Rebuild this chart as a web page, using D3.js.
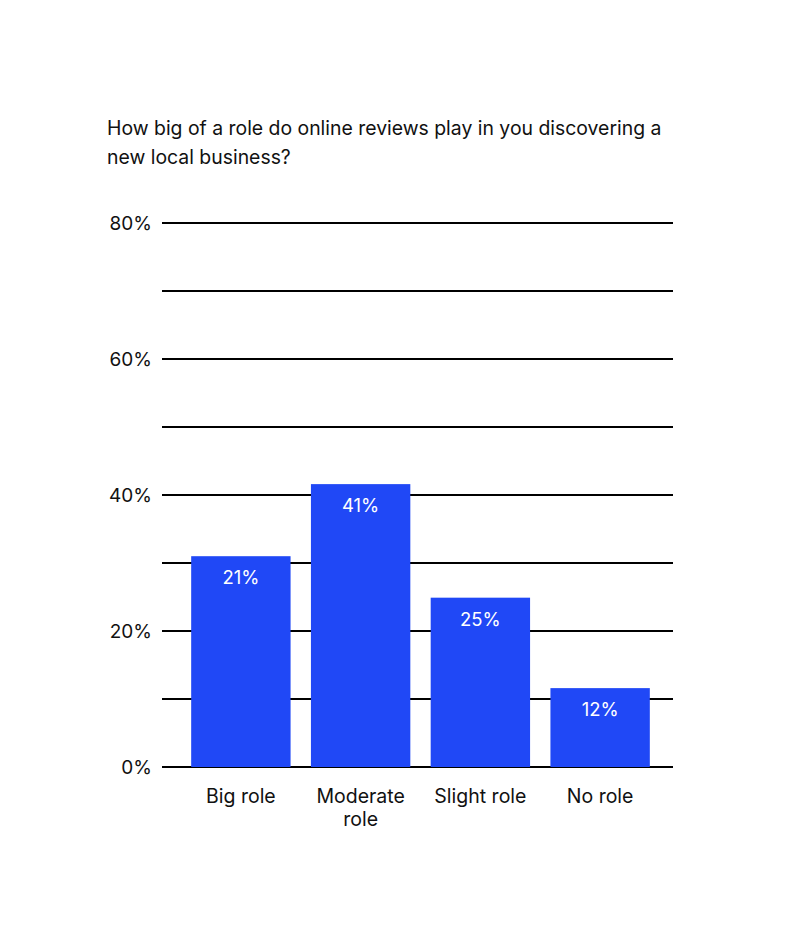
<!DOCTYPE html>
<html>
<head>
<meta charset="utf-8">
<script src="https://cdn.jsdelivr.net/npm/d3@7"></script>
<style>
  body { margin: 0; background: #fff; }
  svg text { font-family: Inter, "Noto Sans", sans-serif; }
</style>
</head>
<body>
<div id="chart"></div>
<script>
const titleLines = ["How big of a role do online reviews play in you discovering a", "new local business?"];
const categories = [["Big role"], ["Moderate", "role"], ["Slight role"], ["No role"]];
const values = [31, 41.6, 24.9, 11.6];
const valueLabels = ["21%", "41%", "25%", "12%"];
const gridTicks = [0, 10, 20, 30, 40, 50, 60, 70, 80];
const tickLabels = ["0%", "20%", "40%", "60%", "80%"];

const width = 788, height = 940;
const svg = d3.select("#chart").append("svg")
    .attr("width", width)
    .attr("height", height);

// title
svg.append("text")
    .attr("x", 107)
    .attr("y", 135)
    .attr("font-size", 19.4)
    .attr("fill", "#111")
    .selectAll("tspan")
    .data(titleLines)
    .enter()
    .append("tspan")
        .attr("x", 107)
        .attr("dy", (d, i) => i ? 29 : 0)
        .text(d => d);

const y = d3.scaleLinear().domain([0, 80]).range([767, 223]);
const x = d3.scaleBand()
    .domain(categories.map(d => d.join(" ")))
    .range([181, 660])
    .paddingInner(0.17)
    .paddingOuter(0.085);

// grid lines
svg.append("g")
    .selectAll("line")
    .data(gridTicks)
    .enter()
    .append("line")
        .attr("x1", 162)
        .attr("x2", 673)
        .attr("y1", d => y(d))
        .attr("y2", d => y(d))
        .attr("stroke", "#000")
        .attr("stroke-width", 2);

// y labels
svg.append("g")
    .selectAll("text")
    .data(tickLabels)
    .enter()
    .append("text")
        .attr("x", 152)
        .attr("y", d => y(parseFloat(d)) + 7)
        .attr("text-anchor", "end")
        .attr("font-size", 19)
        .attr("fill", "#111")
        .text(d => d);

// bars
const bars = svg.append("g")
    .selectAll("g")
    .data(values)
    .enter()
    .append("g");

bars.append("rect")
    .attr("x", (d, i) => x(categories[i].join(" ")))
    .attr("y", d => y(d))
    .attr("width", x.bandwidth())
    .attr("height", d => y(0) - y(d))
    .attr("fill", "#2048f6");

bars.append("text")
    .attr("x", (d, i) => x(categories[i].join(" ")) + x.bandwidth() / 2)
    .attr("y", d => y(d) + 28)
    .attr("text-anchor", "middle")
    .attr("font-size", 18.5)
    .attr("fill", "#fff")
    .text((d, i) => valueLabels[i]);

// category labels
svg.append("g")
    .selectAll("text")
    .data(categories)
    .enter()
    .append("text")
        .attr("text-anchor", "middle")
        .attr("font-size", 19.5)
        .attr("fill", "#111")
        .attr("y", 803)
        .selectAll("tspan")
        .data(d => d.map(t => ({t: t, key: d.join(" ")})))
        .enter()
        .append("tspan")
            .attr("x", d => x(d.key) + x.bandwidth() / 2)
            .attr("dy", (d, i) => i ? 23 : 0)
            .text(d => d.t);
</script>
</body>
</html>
-.-.-
### WORK REQUIRED
Quote the preceding listing precisely and completely, omitting its images.

### SOLUTION FOR THIS TASK
Rebuild this chart as a web page, using D3.js.
<!DOCTYPE html>
<html>
<head>
<meta charset="utf-8">
<script src="https://cdn.jsdelivr.net/npm/d3@7"></script>
<style>
  body { margin: 0; background: #fff; }
  svg text { font-family: Inter, "Noto Sans", sans-serif; }
</style>
</head>
<body>
<div id="chart"></div>
<script>
const titleLines = ["How big of a role do online reviews play in you discovering a", "new local business?"];
const categories = [["Big role"], ["Moderate", "role"], ["Slight role"], ["No role"]];
const values = [31, 41.6, 24.9, 11.6];
const valueLabels = ["21%", "41%", "25%", "12%"];
const gridTicks = [0, 10, 20, 30, 40, 50, 60, 70, 80];
const tickLabels = ["0%", "20%", "40%", "60%", "80%"];

const width = 788, height = 940;
const svg = d3.select("#chart").append("svg")
    .attr("width", width)
    .attr("height", height);

// title
svg.append("text")
    .attr("x", 107)
    .attr("y", 135)
    .attr("font-size", 19.4)
    .attr("fill", "#111")
    .selectAll("tspan")
    .data(titleLines)
    .enter()
    .append("tspan")
        .attr("x", 107)
        .attr("dy", (d, i) => i ? 29 : 0)
        .text(d => d);

const y = d3.scaleLinear().domain([0, 80]).range([767, 223]);
const x = d3.scaleBand()
    .domain(categories.map(d => d.join(" ")))
    .range([181, 660])
    .paddingInner(0.17)
    .paddingOuter(0.085);

// grid lines
svg.append("g")
    .selectAll("line")
    .data(gridTicks)
    .enter()
    .append("line")
        .attr("x1", 162)
        .attr("x2", 673)
        .attr("y1", d => y(d))
        .attr("y2", d => y(d))
        .attr("stroke", "#000")
        .attr("stroke-width", 2);

// y labels
svg.append("g")
    .selectAll("text")
    .data(tickLabels)
    .enter()
    .append("text")
        .attr("x", 152)
        .attr("y", d => y(parseFloat(d)) + 7)
        .attr("text-anchor", "end")
        .attr("font-size", 19)
        .attr("fill", "#111")
        .text(d => d);

// bars
const bars = svg.append("g")
    .selectAll("g")
    .data(values)
    .enter()
    .append("g");

bars.append("rect")
    .attr("x", (d, i) => x(categories[i].join(" ")))
    .attr("y", d => y(d))
    .attr("width", x.bandwidth())
    .attr("height", d => y(0) - y(d))
    .attr("fill", "#2048f6");

bars.append("text")
    .attr("x", (d, i) => x(categories[i].join(" ")) + x.bandwidth() / 2)
    .attr("y", d => y(d) + 28)
    .attr("text-anchor", "middle")
    .attr("font-size", 18.5)
    .attr("fill", "#fff")
    .text((d, i) => valueLabels[i]);

// category labels
svg.append("g")
    .selectAll("text")
    .data(categories)
    .enter()
    .append("text")
        .attr("text-anchor", "middle")
        .attr("font-size", 19.5)
        .attr("fill", "#111")
        .attr("y", 803)
        .selectAll("tspan")
        .data(d => d.map(t => ({t: t, key: d.join(" ")})))
        .enter()
        .append("tspan")
            .attr("x", d => x(d.key) + x.bandwidth() / 2)
            .attr("dy", (d, i) => i ? 23 : 0)
            .text(d => d.t);
</script>
</body>
</html>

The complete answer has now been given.